The Italian Secretary by Caleb Carr.
Paperback: 352 pages
Publisher: St. Martin’s Griffin(October 27, 2009)
ISBN-10: 0312352042
Caleb Carr’s novel, The Alienest, was a blockbuster international bestseller and positioned its author as a modern master of the historical thriller. Now, Carr reaches back further, to the age of opium dens and Jack the Ripper, when fictional detective Sherlock Holmes made the science of murder as real as the gore on a killer’s hands…
FOUL WHISPERINGS…
Mycroft Holmes’s encoded message to his brother, Sherlock, is unsubtle enough even for Dr. Watson to decipher: a matter concerning the safety of Queen Victoria herself calls them to Edinburgh’s Holyroodhouse to investigate the confounding and gruesome deaths of two young men–horrific incidents that took place with Her Highness in residence. The victims were crushed in a manner surpassing human power. And while recent attempts on Her Majesty’s life raise a number of possibilities, these intrigues also seem strangely connected to an act of evil that took place centuries earlier…
…UNNATURAL DEEDS
For indeed, the slaying of David Rizzio, music master and friend to Mary, Queen of Scots, was an extraordinarily brutal and treacherous act–even for a time when brutality and treachery were the order of the day. Now, the ghosts of Holyroodhouse are being reawakened by someone with a diabolical agenda of greed, madness, and terror as Holmes and Watson set out to trap a killer who is eager to rewrite history in blood…
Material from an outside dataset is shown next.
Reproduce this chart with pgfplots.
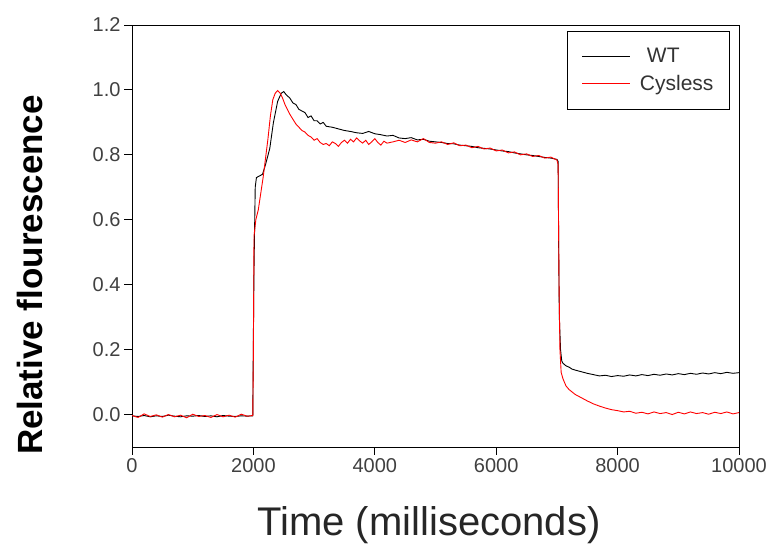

This is my second book by Caleb Carr, the first being The Alienist.
This is a Sherlock Holmes story. Generally, I am not the biggest fan of Holmes books that aren’t by Doyle, but since I liked the writing of the first Carr book I decided to give it a go.
His writing is really good. The old Holmes language is used and I had no problem hearing Basil Rathbone’s voice for Sherlock. (As much as I love Benedict Cumberbatch, Basil Rathbone will always remain the “original”). Carr used the familiar characters of Watson and Mycroft, but put them in Scotland instead of Baker Street. Still if you are a Holmes fan, even if Doyle isn’t the author I would say you would like this book.
The only problem, at all, that I had with this book was, “Holyroodhouse”. I won’t tell you how many times I read “Hollywoodhouse”.. *sigh*.
This would be a good “carry along” book. Not big in pages and there’s not many who don’t like Sherlock!